Sometimes it's just amazing/frightening how long a piece of software remains useful. I wrote Nexus Data Editor (NDE) in the late 1990's, mainly to keep my then PhD student Vince Smith happy. Vince was constructing a morphological dataset for lice, and he didn't like Macs (in those days, he's seen the light now), and even if he did MacClade didn't allow him to wax lyrical about character states, so I wrote NDE for Windows (in those days this meant Windows 95 and NT). Vince and other students found it useful, so I wrote a manual and released it.

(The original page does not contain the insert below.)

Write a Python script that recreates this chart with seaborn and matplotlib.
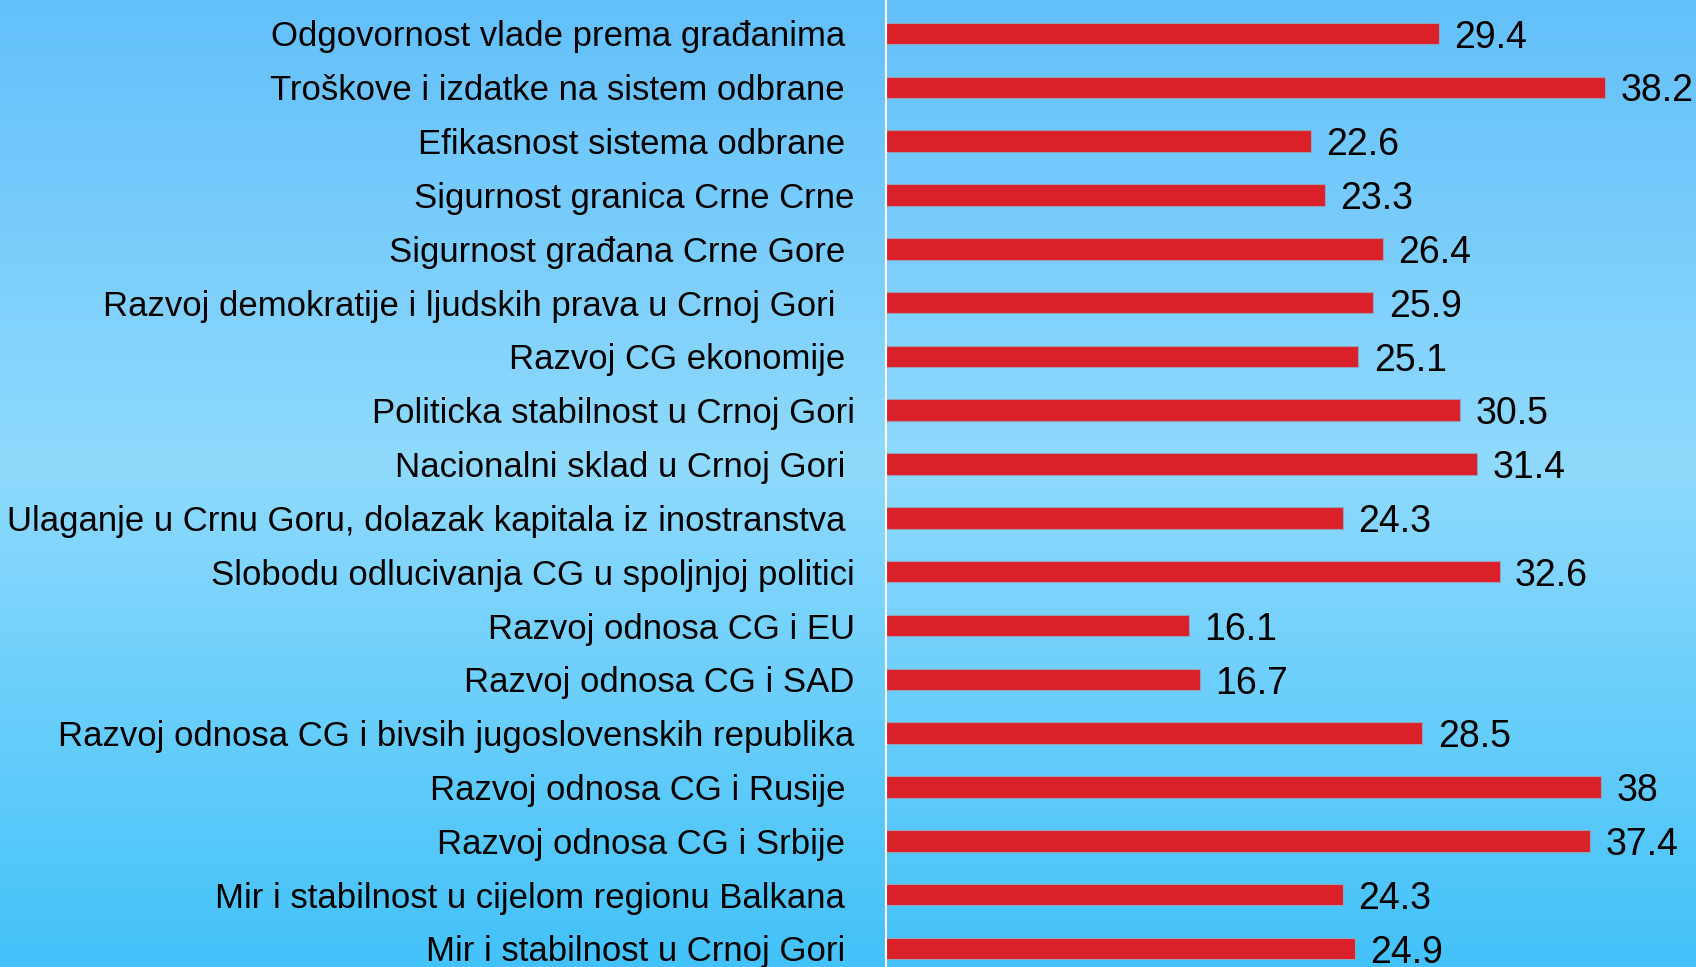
import numpy as np
import pandas as pd
import matplotlib
matplotlib.use("Agg")
import matplotlib.pyplot as plt
from matplotlib.colors import LinearSegmentedColormap
import seaborn as sns

categories = [
    "Odgovornost vlade prema građanima ",
    "Troškove i izdatke na sistem odbrane ",
    "Efikasnost sistema odbrane ",
    "Sigurnost granica Crne Crne",
    "Sigurnost građana Crne Gore ",
    "Razvoj demokratije i ljudskih prava u Crnoj Gori  ",
    "Razvoj CG ekonomije ",
    "Politicka stabilnost u Crnoj Gori",
    "Nacionalni sklad u Crnoj Gori ",
    "Ulaganje u Crnu Goru, dolazak kapitala iz inostranstva ",
    "Slobodu odlucivanja CG u spoljnjoj politici",
    "Razvoj odnosa CG i EU",
    "Razvoj odnosa CG i SAD",
    "Razvoj odnosa CG i bivsih jugoslovenskih republika",
    "Razvoj odnosa CG i Rusije ",
    "Razvoj odnosa CG i Srbije ",
    "Mir i stabilnost u cijelom regionu Balkana ",
    "Mir i stabilnost u Crnoj Gori ",
]
values = [29.4, 38.2, 22.6, 23.3, 26.4, 25.9, 25.1, 30.5, 31.4, 24.3,
          32.6, 16.1, 16.7, 28.5, 38, 37.4, 24.3, 24.9]
value_labels = ["29.4", "38.2", "22.6", "23.3", "26.4", "25.9", "25.1", "30.5", "31.4",
                "24.3", "32.6", "16.1", "16.7", "28.5", "38", "37.4", "24.3", "24.9"]

df = pd.DataFrame({"cat": categories, "val": values})

sns.set_theme(style="white")
plt.rcParams["font.family"] = ["Liberation Sans", "DejaVu Sans"]

W, H = 1696, 967
fig = plt.figure(figsize=(W / 100, H / 100), dpi=100)

# gradient background
bg = fig.add_axes([0, 0, 1, 1], zorder=0)
cmap = LinearSegmentedColormap.from_list(
    "bgc", [(0.0, "#63c0fa"), (0.48, "#8fdafd"), (1.0, "#43c2f9")])
grad = np.linspace(0, 1, 256).reshape(-1, 1)
bg.imshow(grad, aspect="auto", cmap=cmap, extent=[0, 1, 1, 0])
bg.set_axis_off()

x0 = 886 / W
ax = fig.add_axes([x0, 0, 1 - x0, 1], zorder=1)
ax.patch.set_alpha(0)

sns.barplot(data=df, x="val", y="cat", orient="h", color="#da2029",
            width=0.4, edgecolor="#9a9fb8", linewidth=0.8, saturation=1,
            ax=ax)

ax.set_xlim(0, (W - 886) / 18.82)
ax.set_ylim(17.344, -0.622)
ax.set_xlabel("")
ax.set_ylabel("")
ax.set_xticks([])
for s in ["top", "right", "bottom"]:
    ax.spines[s].set_visible(False)
ax.spines["left"].set_color("white")
ax.spines["left"].set_linewidth(1.5)
ax.tick_params(axis="y", length=0, pad=22.5, labelsize=25, labelcolor="black")

anns = ax.bar_label(ax.containers[0], labels=value_labels, padding=11,
                    fontsize=27, color="black")
for a in anns:
    a.xyann = (11, -3)

fig.savefig("out.png", dpi=100)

Turns out people still use NDE, but it doesn't install on Vista. I finally bit the bullet and put a installed a copy of Vista in VM Fusion on my MacBook, and confirmed that the installation was broken. Fearing I'd have to compile NDE for Vista (a challenge as it was built using the wonderful Borland 5.02 C++ compiler and IDE, now defunct). Turns out, it's the install package itself that's broken (built using Install Shield). The Inno Setup installer I use for TreeView X works fine, however.
The upshot is, if you use(d) NDE and have Vista, download a new copy of NDE from the web site, and it should work. Thanks to Mike Polcyn at the Southern Methodist University, Dallas, for the prompting that finally got this done.